10月の携帯キャリアサービス開始に向けて着々と準備を進める楽天は、2月25日よりスペイン・バルセロナで開催された世界最大級のモバイル関連展示「MWC19 Barcelona」に出展し、世界のモバイル関係者に向けて、同社の取り組みをアピールした。

MWC19に出展した楽天ブース

楽天のインフラは既存キャリアとは大きく異なる最新技術で固めており、三木谷浩史社長は「携帯業界のアポロ計画」と表現する。目下の課題は日本国内でのサービス立ち上げだが、将来的な海外展開の可能性も見えてきた。

世界が注目する「クラウドベースの携帯キャリア」

MWC19の基調講演に登壇した楽天の三木谷浩史社長は、無線アクセスからコアまでをソフトウェアで動かす携帯キャリア構想を世界にアピールした。

MWC19の基調講演に登壇した楽天の三木谷浩史社長

楽天が注目される理由のひとつが、インターネットにサービスを展開する「OTTプレイヤー」が携帯キャリアに参入する点にある。グーグルは国をまたいだMVNOサービスを展開しているが、電波の割り当てを受け、基地局を整備する携帯キャリア事業に参入する事例は珍しい。
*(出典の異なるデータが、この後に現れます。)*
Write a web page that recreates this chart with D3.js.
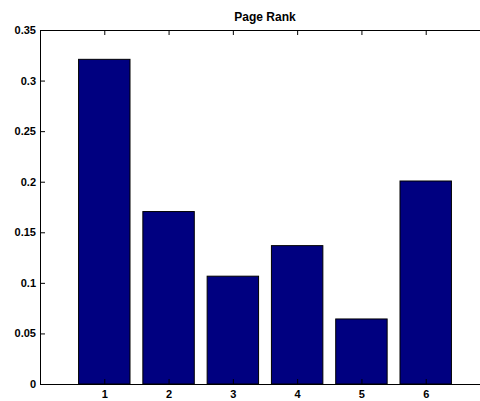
<!DOCTYPE html>
<html>
<head>
<meta charset="utf-8">
<script src="https://cdn.jsdelivr.net/npm/d3@7"></script>
<style>
  body { margin: 0; background: #fff; }
  svg { display: block; }
  text { font-family: "Liberation Sans", Arial, Helvetica, sans-serif; font-weight: bold; }
</style>
</head>
<body>
<svg id="chart" width="480" height="401"></svg>
<script>
// data
const pages = [1, 2, 3, 4, 5, 6];
const ranks = [0.3210, 0.1705, 0.1066, 0.1368, 0.0643, 0.2007];
const yTicks = [0, 0.05, 0.1, 0.15, 0.2, 0.25, 0.3, 0.35];
const title = "Page Rank";

// axes box (right edge falls outside the picture, as in the original)
const boxLeft = 40, boxTop = 30, boxRight = 490, boxBottom = 384;

const svg = d3.select("#chart");

const x = d3.scaleLinear().domain([0, 7]).range([boxLeft, boxRight]);
const y = d3.scaleLinear().domain([0, 0.35]).range([boxBottom, boxTop]);

const barWidth = 0.8;

// bars
svg.append("g")
  .selectAll("rect")
  .data(pages)
  .join("rect")
  .attr("x", function(d) { return x(d - barWidth / 2); })
  .attr("y", function(d, i) { return y(ranks[i]); })
  .attr("width", x(barWidth) - x(0))
  .attr("height", function(d, i) { return y(0) - y(ranks[i]); })
  .attr("fill", "#000080")
  .attr("stroke", "#000")
  .attr("stroke-width", 1);

const fmt = function(d) { return String(+d.toFixed(2)); };

// left axis, ticks inside
svg.append("g")
  .attr("transform", "translate(" + boxLeft + ",0)")
  .call(d3.axisLeft(y).tickValues(yTicks).tickFormat(fmt).tickSizeInner(-5).tickSizeOuter(0).tickPadding(4))
  .call(function(g) {
    g.selectAll("text").attr("font-size", 11).attr("font-family", null).attr("fill", "#000");
  });

// right axis, ticks only
svg.append("g")
  .attr("transform", "translate(" + boxRight + ",0)")
  .call(d3.axisRight(y).tickValues(yTicks).tickFormat("").tickSizeInner(-5).tickSizeOuter(0));

// bottom axis
svg.append("g")
  .attr("transform", "translate(0," + boxBottom + ")")
  .call(d3.axisBottom(x).tickValues(pages).tickFormat(d3.format("d")).tickSizeInner(-5).tickSizeOuter(0).tickPadding(6.5))
  .call(function(g) {
    g.selectAll("text").attr("font-size", 11).attr("font-family", null).attr("fill", "#000");
  });

// top axis, ticks only
svg.append("g")
  .attr("transform", "translate(0," + boxTop + ")")
  .call(d3.axisTop(x).tickValues(pages).tickFormat("").tickSizeInner(-5).tickSizeOuter(0));

svg.selectAll(".domain, .tick line").attr("stroke", "#000");

// title
svg.append("text")
  .attr("x", (boxLeft + boxRight) / 2)
  .attr("y", boxTop - 9)
  .attr("text-anchor", "middle")
  .attr("font-size", 12)
  .attr("fill", "#000")
  .text(title);
</script>
</body>
</html>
5Gへの移行を前提に、IT企業が得意とするクラウドや仮想化技術を携帯キャリアに持ち込む事に対して、楽天モバイルネットワークの山田善久社長は「手前味噌だが、楽天の発表はMWC19で最も話題になっているのではないか」と語る。

楽天モバイルネットワークの山田善久社長

残念ながら、基調講演の会場は満員とまではいかなかったものの、MWC19では世界の通信事業者から問い合わせがあり、関心を持たれた。楽天のやり方が成功すれば、海外でもその手法を採り入れる事業者が出てきそうだ。

そうなれば、楽天がキャリア構築で得たノウハウは海外でも需要が高まることだろう。三木谷氏は今後の海外展開について、「夏以降に検討を始める」と語っている。多くの携帯キャリアが国内事業を主軸としている中、楽天のモバイル事業はグローバル展開の可能性が見えてきた。

基地局整備は順調、料金プランの詳細は語らず

MWC19で大風呂敷を広げた楽天だが、目下の課題は10月の国内向けサービスの立ち上げだ。焦点となっているのは、東名阪での基地局整備、他キャリアよりも魅力的な料金設定、MVNOユーザーの移行、そして端末販売といった課題だ。

MWC19の基調講演後の質疑応答に応じる三木谷社長

携帯電話で最も重要なエリアについて、地方ではKDDIとの提携で2026年3月までローミングを利用できるため、auと同じエリアで利用できる。問題は楽天が自前で基地局を立てる東京23区、大阪、名古屋などの人口密集地だ。

基地局整備は順調に進んでおり、サービス開始に必要な整備は6月末に終わるという。地下鉄や地下街など設置が難しい場所では、既存キャリアと設備を共用する。だが、楽天が用いる1.7GHz帯は電波の回り込みがプラチナバンドほど良くはなく、どこまでカバーできるか注目される。

料金については、「シンプルな価格」「できるだけ囲い込むことはしない」との説明にとどまった。2019年はドコモの値下げやワイモバイルの分離プラン導入が予定されている中で、楽天が動けば他社に対抗されるのは必至であり、ぎりぎりまで公表しない構えだろう。

法改正で「三木谷割」がなくなる?

端末販売を得意としてきた楽天にとって、逆風も吹き始めた。MWC後の3月5日に、政府は回線契約による端末割引を禁止する方針を閣議決定。法改正が成立し、楽天もその対象となれば、「三木谷割」と呼ばれて成功を収めた、安値での端末バラマキは封じられ、急成長は難しくなる。

楽天モバイルでは音声回線とセットの端末セールが人気を集めている

将来的にはドコモやauのMVNOサービスを契約中の楽天モバイルユーザーを統合していくとの方針も示されたが、どのようなオファーになるかはまだ見えてこない。10月のサービス開始に向けて、徐々に明らかになっていく情報に注目したい。